A Camry driven by Koua Fong Lee accelerated up an Interstate 94 exit ramp and rear-ended an Oldsmobile Ciera in the 2006 crash in St. Paul. Three people in the Ciera were killed and two others injured.
Since the trial began in U.S. District Court in Minneapolis, attorneys for Lee and other plaintiffs have argued a defect caused the Toyota's accelerator to stick, leading to the accident. Toyota says inspections found nothing wrong with the car and Lee must have pushed the wrong pedal.
In Wednesday's closing statement, attorney Bob Hilliard said Lee "lives with consequences that are hard to imagine" and described his client's pain as unhealable, the Pioneer Press reports.
Toyota attorney David Graves countered that Lee mistaking the gas pedal for the brake is the only explanation for the accident, the Associated Press says.
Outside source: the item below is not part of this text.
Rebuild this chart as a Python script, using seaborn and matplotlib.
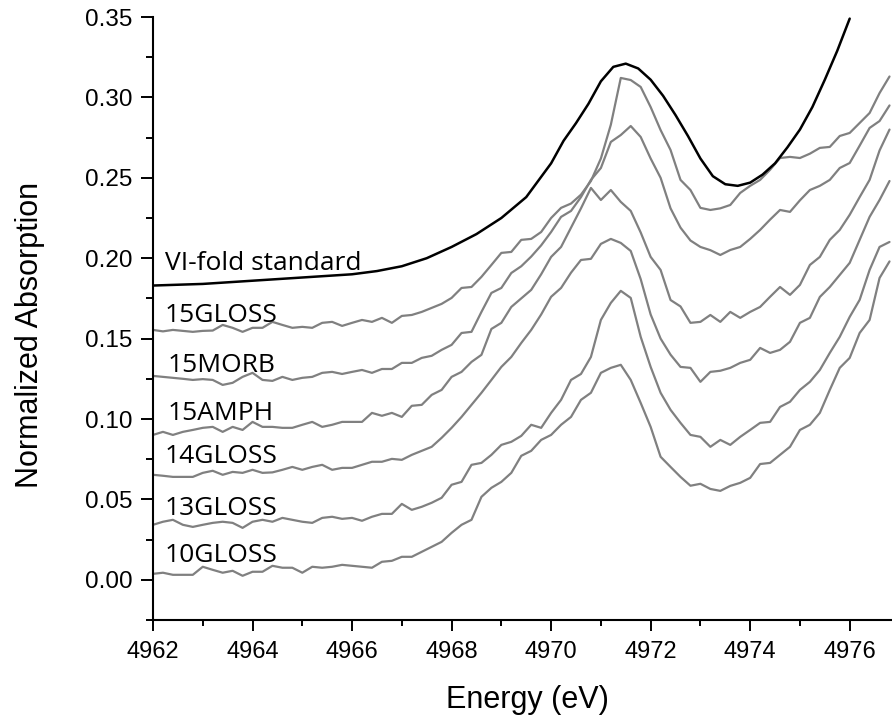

Lee was convicted of vehicular homicide in 2008. While he was imprisoned, reports of sudden acceleration problems with some Toyota models began to emerge. In 2010 a judge ordered a new trial for Lee but prosecutors declined to press charges again and he was released.
Lee described his saga in an 11-minute video called "The Road to Justice," produced by RumJungle Media.
Last month he became the first person to be compensated for wrongful imprisonment under a new Minnesota law.
Lawsuits against Toyota filed by an injured survivor of the 2006 crash, family members of those killed, Lee, and his family were combined into a single case, the Pioneer Press reports.
The author of a book about Lee's saga sat through the civil trial in Minneapolis and tells WCCO her gut feeling is that jurors will side with the plaintiffs.